The Defense Advanced Research Projects Agency is sponsoring the DARPA Grand Challenge. The contestants will be "autonomous motor vehicles" that can drive and service themselves without human intervention, making all their own decisions. They must be able to navigate without help, even by remote control.
The winner's prize is a cool million in cash.
Entrants have a year to prepare for the event -- and they'll need it. Scheduled for March 13, 2004, entrants will pilot a 250- mile, four-wheel-drive course -- and they must do it in under 10 hours in order to qualify. According to DARPA, it will include "surfaced and unsurfaced roads, trails and off-road areas" with man-made and natural obstacles including ditches, open water, rocks, underpasses, construction and other vehicles.
Unlike, say, a Bradley Fighting Vehicle plowing through a Middle East desert, challengers will be required to traverse the course in an environmentally friendly way. Vehicles cannot tear up roads, dig large holes or clear paths by setting obstacles on fire.
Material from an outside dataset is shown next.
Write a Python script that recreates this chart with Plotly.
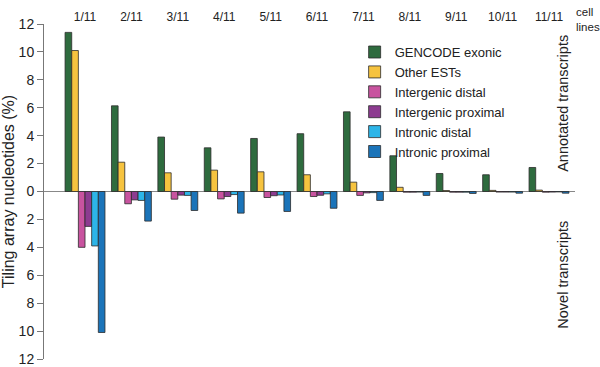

Entrants attempting to gain unfair advantage by bombing competitors back into the manned-vehicle age will be disqualified.
"We're still pondering the right approach on the hardware end," said Richard Mason of the Caltech Robotics Group, whose team includes experts in path planning, machine vision, control theory and computer systems.
Mason also noted that designers will have to come up with the form for their entries by combining their individual areas of technological expertise.